INSERT INTO `selector_output` (`selector_id`, `output_id`, `componentoutput_id`) VALUES (1, 1, 1);
INSERT INTO `selector_output` (`selector_id`, `output_id`, `componentoutput_id`) VALUES (1, 2, 2);
INSERT INTO `selector_output` (`selector_id`, `output_id`, `componentoutput_id`) VALUES (1, 3, 3);
INSERT INTO `selector_output` (`selector_id`, `output_id`, `componentoutput_id`) VALUES (2, 1, 4);
INSERT INTO `selector_output` (`selector_id`, `output_id`, `componentoutput_id`) VALUES (2, 2, 5);
INSERT INTO `selector_output` (`selector_id`, `output_id`, `componentoutput_id`) VALUES (2, 3, 6);
INSERT INTO `selector_output` (`selector_id`, `output_id`, `componentoutput_id`) VALUES (3, 1, 7);
INSERT INTO `selector_output` (`selector_id`, `output_id`, `componentoutput_id`) VALUES (3, 2, 8);
INSERT INTO `selector_output` (`selector_id`, `output_id`, `componentoutput_id`) VALUES (3, 3, 9);
INSERT INTO `selector_output` (`selector_id`, `output_id`, `componentoutput_id`) VALUES (4, 1, 10);
INSERT INTO `selector_output` (`selector_id`, `output_id`, `componentoutput_id`) VALUES (4, 2, 11);
INSERT INTO `selector_output` (`selector_id`, `output_id`, `componentoutput_id`) VALUES (4, 3, 12);

-- Each of the 3 outputs of the first selector is connected to the input of selector 2, 3 and 4.
INSERT INTO `componentoutput_connection` (`componentoutput_id`, `componentinput_id`) VALUES (1, 2);
INSERT INTO `componentoutput_connection` (`componentoutput_id`, `componentinput_id`) VALUES (2, 3);
INSERT INTO `componentoutput_connection` (`componentoutput_id`, `componentinput_id`) VALUES (3, 4);    

The common way to design a subclass is to make the attributes that compose the foreign key to the superclass its primary key.
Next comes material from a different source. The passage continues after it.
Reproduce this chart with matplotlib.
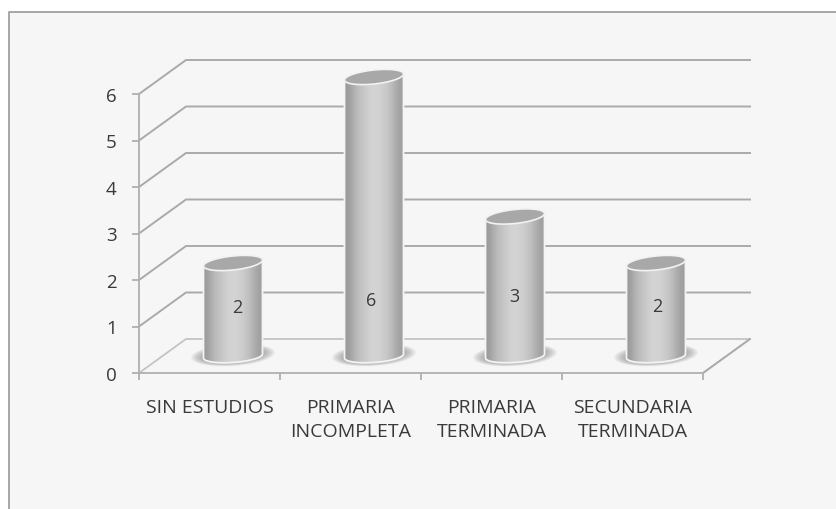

However, I did not do this on my design since the subclasses were already dependent on their respective component. Indeed, selector_output represent an-output-of-a-selector and as such, it has a primary key composed of selector’ primary key, which prevents me to reuse componentoutput’ primary key as selector_output’ primary key.

So, is it correct to model a specialized table using a foreign key—referencing the generalized table—whose referencing attributes are not also forming its primary key?